After learning his mother is pregnant, Robert sees her as someone he needs to protect. He blames himself when Elizabeth develops the flu (which becomes double pneumonia) because he accidentally let her go into Bunny’s room when Bunny was sick, despite the Doctor saying she was not to. Robert was badly injured in a cart accident when he was younger and lost half a leg. He wants to be treated as a normal kid despite his ‘affliction’. His mother does that:

So far as his mother was concerned, there wasn’t anything the matter with him. If they were out fishing and had to crawl through a barbed-wire fence, his father looked back sometimes. Or called over his shoulder, Can you make it, sport?... But his mother went right on……And the same way with games. His mother took it for granted that he would learn to swim and dive, so he did. (p. 95)
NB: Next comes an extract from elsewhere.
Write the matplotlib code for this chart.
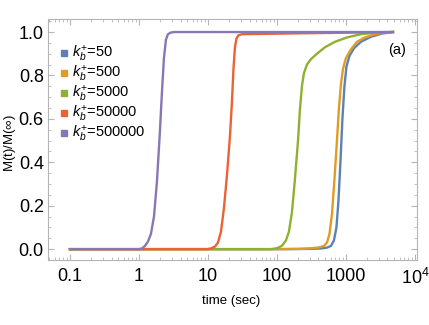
import numpy as np
import matplotlib.pyplot as plt
from matplotlib.lines import Line2D
from matplotlib.ticker import FixedLocator, MultipleLocator, LogLocator, NullFormatter

plt.rcParams['font.family'] = ['Liberation Sans', 'DejaVu Sans']
plt.rcParams['mathtext.fontset'] = 'custom'
plt.rcParams['mathtext.rm'] = 'Liberation Sans'
plt.rcParams['mathtext.it'] = 'Liberation Sans:italic'

# curves: (time in sec, M(t)/M(inf))
t_50 = [0.1, 100, 291, 434, 531, 607, 670, 728, 778, 832, 889, 951, 1016, 1124, 1306, 1648, 2301, 3327, 4800]
m_50 = [0.0, 0.0, 0.001, 0.003, 0.007, 0.015, 0.04, 0.10, 0.22, 0.40, 0.60, 0.75, 0.84, 0.89, 0.925, 0.955, 0.978, 0.993, 1.0]

t_500 = [0.1, 100, 208, 311, 406, 480, 531, 577, 627, 681, 741, 792, 847, 906, 1000, 1181, 1443, 1884, 2630, 3673, 4800]
m_500 = [0.0, 0.0, 0.001, 0.004, 0.008, 0.015, 0.03, 0.07, 0.16, 0.32, 0.50, 0.65, 0.76, 0.83, 0.88, 0.92, 0.955, 0.975, 0.99, 0.998, 1.0]

t_5000 = [0.1, 10, 81.8, 100, 118, 135, 149, 165, 182, 202, 215, 230, 246, 272, 311, 380, 497, 693, 1033, 1648, 2812, 4800]
m_5000 = [0.0, 0.0, 0.0, 0.004, 0.015, 0.04, 0.08, 0.17, 0.32, 0.50, 0.64, 0.75, 0.81, 0.85, 0.875, 0.90, 0.93, 0.955, 0.975, 0.99, 0.998, 1.0]

t_50000 = [0.1, 1, 9.67, 11.06, 12.63, 13.96, 15.43, 17.06, 18.85, 20.83, 22.28, 23.42, 24.62, 25.88, 27.67, 31.1, 208, 4800]
m_50000 = [0.0, 0.0, 0.0, 0.003, 0.012, 0.03, 0.08, 0.19, 0.34, 0.52, 0.68, 0.83, 0.93, 0.97, 0.985, 0.99, 0.994, 1.0]

t_500000 = [0.1, 0.5, 1.0, 1.105, 1.222, 1.35, 1.49, 1.65, 1.82, 2.01, 2.15, 2.30, 2.46, 2.63, 2.91, 3.33, 10, 4800]
m_500000 = [0.0, 0.0, 0.0, 0.003, 0.015, 0.035, 0.07, 0.15, 0.31, 0.54, 0.72, 0.88, 0.965, 0.99, 0.998, 1.0, 1.0, 1.0]

labels = ['50', '500', '5000', '50000', '500000']
colors = ['#5E81B5', '#E19C24', '#8FB032', '#EB6235', '#8778B3']
series = [(t_50, m_50), (t_500, m_500), (t_5000, m_5000), (t_50000, m_50000), (t_500000, m_500000)]

fig = plt.figure(figsize=(4.29, 3.25), dpi=100)
ax = fig.add_axes([48/429, 1 - 260/325, (417-48)/429, (260-19)/325])

for (t, m), c in zip(series, colors):
    ax.plot(t, m, color=c, lw=1.7, solid_joinstyle='round')

ax.set_xscale('log')
ax.set_xlim(0.048, 10**4.03)
ax.set_ylim(-0.05, 1.06)

xt = [0.1, 1, 10, 100, 1000, 10000]
xtl = ['0.1', '1', '10', '100', '1000', r'10$^{4}$']
ax.xaxis.set_major_locator(FixedLocator(xt))
ax.set_xticklabels(xtl)
ax.xaxis.set_minor_locator(LogLocator(base=10, subs=np.arange(2, 10)))
ax.xaxis.set_minor_formatter(NullFormatter())
ax.set_yticks([0.0, 0.2, 0.4, 0.6, 0.8, 1.0])
ax.set_yticklabels(['0.0', '0.2', '0.4', '0.6', '0.8', '1.0'])
ax.yaxis.set_minor_locator(MultipleLocator(0.05))

for s in ax.spines.values():
    s.set_color('#b5b5b5')
ax.tick_params(which='both', direction='in', top=True, right=True, color='#b5b5b5')
ax.tick_params(which='major', length=4, labelsize=13)
ax.tick_params(axis='x', which='major', pad=6)
ax.tick_params(axis='y', which='major', pad=3)
ax.tick_params(which='minor', length=2)

ax.set_xlabel('time (sec)', fontsize=9.5)
ax.xaxis.set_label_coords(0.496, -0.17)
ax.xaxis.label.set_va('center')
ax.set_ylabel(r'M(t)/M($\infty$)', fontsize=9.5)
ax.yaxis.set_label_coords(-0.103, 0.485)
ax.yaxis.label.set_va('center')
ax.text(0.946, 0.871, '(a)', transform=ax.transAxes, fontsize=10.5, ha='center', va='center')

handles = [Line2D([], [], ls='', marker='s', markersize=4, color=c) for c in colors]
ax.legend(handles, [r'$k_b^{+}$=' + lab for lab in labels], loc='upper left',
          bbox_to_anchor=(0.035, 0.895), frameon=False, fontsize=10.5,
          handlelength=0.45, handletextpad=0.3, labelspacing=0.0, borderaxespad=0.0,
          borderpad=0.0)

fig.savefig('out.png', dpi=100)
James depends on his wife, and she on him.

For it was Elizabeth who had determined the shape that his life should take, from the very first morning he saw her. And she had altered that shape daily by the sound of her voice, and by her hair, and by her eyes which were so large and dark. And by her wisdom and by her love. (p. 173).

And…

He could not believe that Elizabeth had lain awake at his side, planning and arranging things for a time when she would not be there. With other people she sometimes covered up her true feelings, though not with him. Nobody had any idea, for instance, how deeply she still felt about Robert’s accident; how at night she had turned into his arms and wept. (p. 158-159)

They have reached that point in their marriage where they have a deep understanding of each other.

In this fashion they communicated with each other, out of knowledge and experience inaccessible to Bunny. By nods and silences. By a tired curve of his mother’s mouth. By his father’s measuring glance over the top of his spectacles. (p. 48-49)

This is a truly moving book. Maxwell’s writing is engaging and warm. It will be discussed on Cornflower’s forum on the 15th of February, and I can’t wait to hear the views of others.

1 comment:

  1. Oh, I meant to join in this month's book group, but I'm not going to have time to read it before the discussion. Doh! But your description has got me intrigued - I shall read the discussion over on Cornflower and put the book on the backburner.